Omit all images, then return the remaining material exactly as it stands.

··········

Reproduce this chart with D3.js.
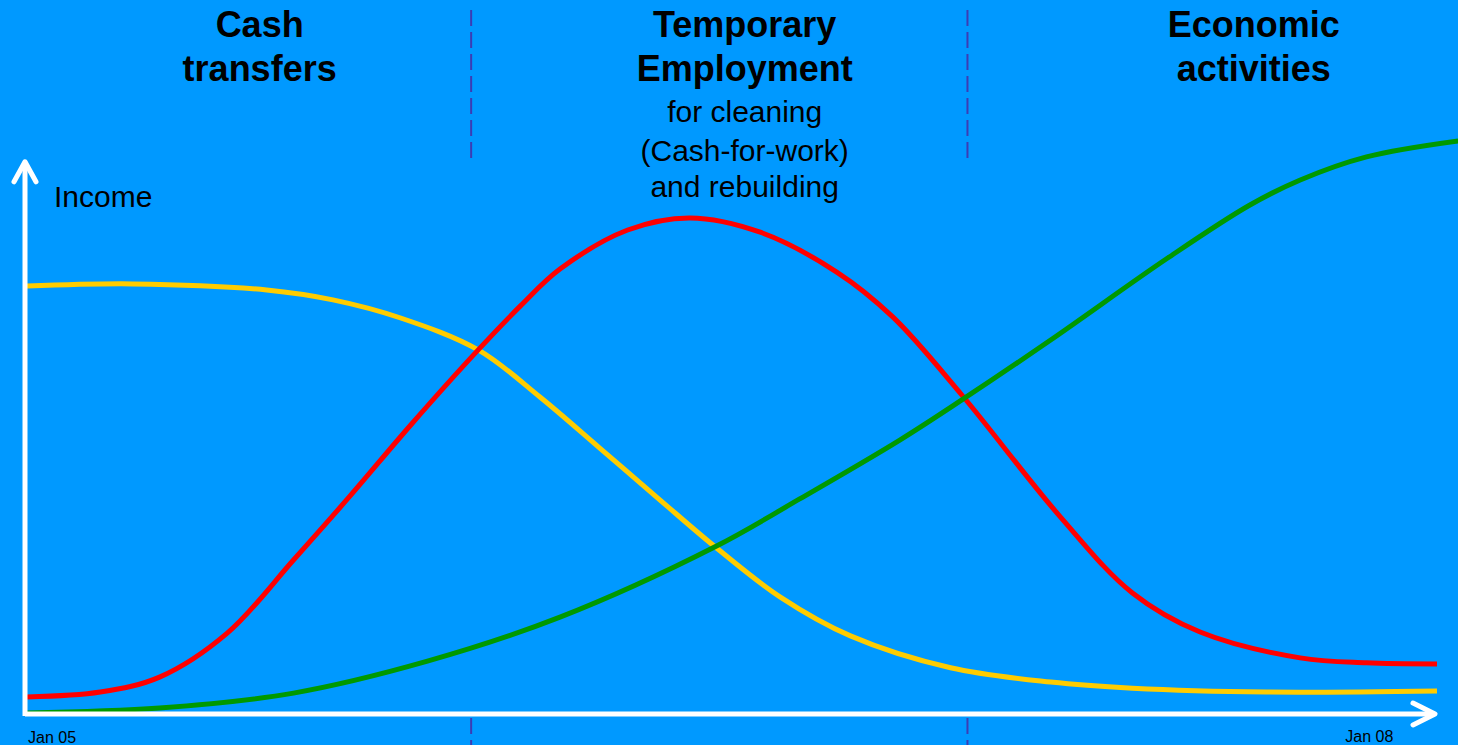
<!DOCTYPE html>
<html>
<head>
<meta charset="utf-8">
<script src="https://cdn.jsdelivr.net/npm/d3@7.9.0/dist/d3.min.js"></script>
<style>
  html, body { margin: 0; padding: 0; background: #0099ff; overflow: hidden; }
  svg { display: block; font-family: "Liberation Sans", Arial, sans-serif; }
</style>
</head>
<body>
<svg id="chart" width="1458" height="745"></svg>
<script>
// phase of recovery (0 = Jan 05, 100 = Jan 08) vs relative income
const cashTransfers = [
  [0, 77.8], [7.5, 78.2], [17, 77.1], [21.7, 75.3], [26.5, 72], [32, 66.2],
  [36.4, 57.6], [40.6, 48.4], [44.9, 38.9], [48.8, 30.4], [53.4, 21.3],
  [58.4, 14.2], [65.5, 8.4], [72.6, 5.8], [78.4, 4.7], [87.9, 4], [100, 4.2]
];
const temporaryEmployment = [
  [0, 3.1], [5.2, 4], [9.4, 6.7], [14.2, 14.7], [18.9, 28], [22.9, 39.6],
  [27.2, 52.5], [32, 66.2], [35, 74.2], [37.8, 80.9], [42.6, 88], [47, 90.2],
  [52, 87.6], [57.4, 80.4], [61.4, 72.2], [66.3, 58], [73.3, 35.8], [78.4, 22],
  [83.2, 14.9], [90.3, 10.2], [95, 9.3], [100, 9.1]
];
const economicActivities = [
  [0, 0.2], [9.4, 1.1], [18.9, 3.8], [28.4, 9.6], [37.8, 17.6], [48.8, 30.4],
  [54.8, 39.1], [61.9, 49.8], [66.3, 57.1], [72.6, 68], [80.9, 82.9],
  [86.7, 92.5], [90.3, 97.1], [95, 101.3], [101.5, 104.2]
];
const phaseBreaks = [31.5, 66.7];
const tickLabels = ['Jan 05', 'Jan 08'];
const phaseTitles = [
  { at: 16.5, bold: ['Cash', 'transfers'], sub: [] },
  { at: 50.9, bold: ['Temporary', 'Employment'], sub: ['for cleaning', '(Cash-for-work)', 'and rebuilding'] },
  { at: 87, bold: ['Economic', 'activities'], sub: [] }
];

const svg = d3.select('#chart');
const x = d3.scaleLinear().domain([0, 100]).range([27, 1437]);
const y = d3.scaleLinear().domain([0, 100]).range([714, 164]);

svg.append('rect').attr('width', 1458).attr('height', 745).attr('fill', '#0099ff');

// dashed phase separators (top and below axis)
phaseBreaks.forEach((b) => {
  [[10, 158], [718, 745]].forEach(([y0, y1]) => {
    svg.append('line')
      .attr('x1', x(b)).attr('x2', x(b))
      .attr('y1', y0).attr('y2', y1)
      .attr('stroke', '#3c3cb4')
      .attr('stroke-width', 2)
      .attr('stroke-dasharray', '16 6');
  });
});

// titles
phaseTitles.forEach((t) => {
  t.bold.forEach((line, i) => {
    svg.append('text')
      .attr('x', x(t.at)).attr('y', 37 + i * 44)
      .attr('text-anchor', 'middle')
      .attr('font-weight', 'bold')
      .attr('font-size', 36)
      .attr('fill', '#000')
      .text(line);
  });
  const subY = [122, 161, 197];
  t.sub.forEach((line, i) => {
    svg.append('text')
      .attr('x', x(t.at)).attr('y', subY[i])
      .attr('text-anchor', 'middle')
      .attr('font-size', 30)
      .attr('fill', '#000')
      .text(line);
  });
});

// curves
const line = d3.line()
  .x((d) => x(d[0]))
  .y((d) => y(d[1]))
  .curve(d3.curveCatmullRom.alpha(0.5));

[
  [cashTransfers, '#ffcc00'],
  [temporaryEmployment, '#ff0000'],
  [economicActivities, '#009900']
].forEach(([data, color]) => {
  svg.append('path')
    .attr('d', line(data))
    .attr('fill', 'none')
    .attr('stroke', color)
    .attr('stroke-width', 5);
});

// axes with arrow heads
const axisG = svg.append('g')
  .attr('fill', 'none')
  .attr('stroke', '#fff')
  .attr('stroke-width', 5)
  .attr('stroke-linecap', 'round')
  .attr('stroke-linejoin', 'round');

const ox = x(0) - 2, oy = y(0);
axisG.append('path').attr('d', `M${ox},${oy}H${x(100) - 2}`).attr('stroke-linecap', 'butt');
axisG.append('path').attr('d', `M${x(100) - 24},${oy - 11}L${x(100) - 2},${oy}L${x(100) - 24},${oy + 11}`);
axisG.append('path').attr('d', `M${ox},${oy + 2}V${y(100.4)}`).attr('stroke-linecap', 'butt');
axisG.append('path').attr('d', `M${ox - 11},${y(100.4) + 20}L${ox},${y(100.4)}L${ox + 11},${y(100.4) + 20}`);

svg.append('text')
  .attr('x', 54).attr('y', 207)
  .attr('font-size', 30)
  .attr('fill', '#000')
  .text('Income');

svg.append('text')
  .attr('x', x(0) + 1).attr('y', 743)
  .attr('font-size', 16)
  .attr('fill', '#000')
  .text(tickLabels[0]);

svg.append('text')
  .attr('x', x(95.2)).attr('y', 742)
  .attr('text-anchor', 'middle')
  .attr('font-size', 16)
  .attr('fill', '#000')
  .text(tickLabels[1]);
</script>
</body>
</html>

··········

▸ Complete response
Reproduce this chart with D3.js.
<!DOCTYPE html>
<html>
<head>
<meta charset="utf-8">
<script src="https://cdn.jsdelivr.net/npm/d3@7.9.0/dist/d3.min.js"></script>
<style>
  html, body { margin: 0; padding: 0; background: #0099ff; overflow: hidden; }
  svg { display: block; font-family: "Liberation Sans", Arial, sans-serif; }
</style>
</head>
<body>
<svg id="chart" width="1458" height="745"></svg>
<script>
// phase of recovery (0 = Jan 05, 100 = Jan 08) vs relative income
const cashTransfers = [
  [0, 77.8], [7.5, 78.2], [17, 77.1], [21.7, 75.3], [26.5, 72], [32, 66.2],
  [36.4, 57.6], [40.6, 48.4], [44.9, 38.9], [48.8, 30.4], [53.4, 21.3],
  [58.4, 14.2], [65.5, 8.4], [72.6, 5.8], [78.4, 4.7], [87.9, 4], [100, 4.2]
];
const temporaryEmployment = [
  [0, 3.1], [5.2, 4], [9.4, 6.7], [14.2, 14.7], [18.9, 28], [22.9, 39.6],
  [27.2, 52.5], [32, 66.2], [35, 74.2], [37.8, 80.9], [42.6, 88], [47, 90.2],
  [52, 87.6], [57.4, 80.4], [61.4, 72.2], [66.3, 58], [73.3, 35.8], [78.4, 22],
  [83.2, 14.9], [90.3, 10.2], [95, 9.3], [100, 9.1]
];
const economicActivities = [
  [0, 0.2], [9.4, 1.1], [18.9, 3.8], [28.4, 9.6], [37.8, 17.6], [48.8, 30.4],
  [54.8, 39.1], [61.9, 49.8], [66.3, 57.1], [72.6, 68], [80.9, 82.9],
  [86.7, 92.5], [90.3, 97.1], [95, 101.3], [101.5, 104.2]
];
const phaseBreaks = [31.5, 66.7];
const tickLabels = ['Jan 05', 'Jan 08'];
const phaseTitles = [
  { at: 16.5, bold: ['Cash', 'transfers'], sub: [] },
  { at: 50.9, bold: ['Temporary', 'Employment'], sub: ['for cleaning', '(Cash-for-work)', 'and rebuilding'] },
  { at: 87, bold: ['Economic', 'activities'], sub: [] }
];

const svg = d3.select('#chart');
const x = d3.scaleLinear().domain([0, 100]).range([27, 1437]);
const y = d3.scaleLinear().domain([0, 100]).range([714, 164]);

svg.append('rect').attr('width', 1458).attr('height', 745).attr('fill', '#0099ff');

// dashed phase separators (top and below axis)
phaseBreaks.forEach((b) => {
  [[10, 158], [718, 745]].forEach(([y0, y1]) => {
    svg.append('line')
      .attr('x1', x(b)).attr('x2', x(b))
      .attr('y1', y0).attr('y2', y1)
      .attr('stroke', '#3c3cb4')
      .attr('stroke-width', 2)
      .attr('stroke-dasharray', '16 6');
  });
});

// titles
phaseTitles.forEach((t) => {
  t.bold.forEach((line, i) => {
    svg.append('text')
      .attr('x', x(t.at)).attr('y', 37 + i * 44)
      .attr('text-anchor', 'middle')
      .attr('font-weight', 'bold')
      .attr('font-size', 36)
      .attr('fill', '#000')
      .text(line);
  });
  const subY = [122, 161, 197];
  t.sub.forEach((line, i) => {
    svg.append('text')
      .attr('x', x(t.at)).attr('y', subY[i])
      .attr('text-anchor', 'middle')
      .attr('font-size', 30)
      .attr('fill', '#000')
      .text(line);
  });
});

// curves
const line = d3.line()
  .x((d) => x(d[0]))
  .y((d) => y(d[1]))
  .curve(d3.curveCatmullRom.alpha(0.5));

[
  [cashTransfers, '#ffcc00'],
  [temporaryEmployment, '#ff0000'],
  [economicActivities, '#009900']
].forEach(([data, color]) => {
  svg.append('path')
    .attr('d', line(data))
    .attr('fill', 'none')
    .attr('stroke', color)
    .attr('stroke-width', 5);
});

// axes with arrow heads
const axisG = svg.append('g')
  .attr('fill', 'none')
  .attr('stroke', '#fff')
  .attr('stroke-width', 5)
  .attr('stroke-linecap', 'round')
  .attr('stroke-linejoin', 'round');

const ox = x(0) - 2, oy = y(0);
axisG.append('path').attr('d', `M${ox},${oy}H${x(100) - 2}`).attr('stroke-linecap', 'butt');
axisG.append('path').attr('d', `M${x(100) - 24},${oy - 11}L${x(100) - 2},${oy}L${x(100) - 24},${oy + 11}`);
axisG.append('path').attr('d', `M${ox},${oy + 2}V${y(100.4)}`).attr('stroke-linecap', 'butt');
axisG.append('path').attr('d', `M${ox - 11},${y(100.4) + 20}L${ox},${y(100.4)}L${ox + 11},${y(100.4) + 20}`);

svg.append('text')
  .attr('x', 54).attr('y', 207)
  .attr('font-size', 30)
  .attr('fill', '#000')
  .text('Income');

svg.append('text')
  .attr('x', x(0) + 1).attr('y', 743)
  .attr('font-size', 16)
  .attr('fill', '#000')
  .text(tickLabels[0]);

svg.append('text')
  .attr('x', x(95.2)).attr('y', 742)
  .attr('text-anchor', 'middle')
  .attr('font-size', 16)
  .attr('fill', '#000')
  .text(tickLabels[1]);
</script>
</body>
</html>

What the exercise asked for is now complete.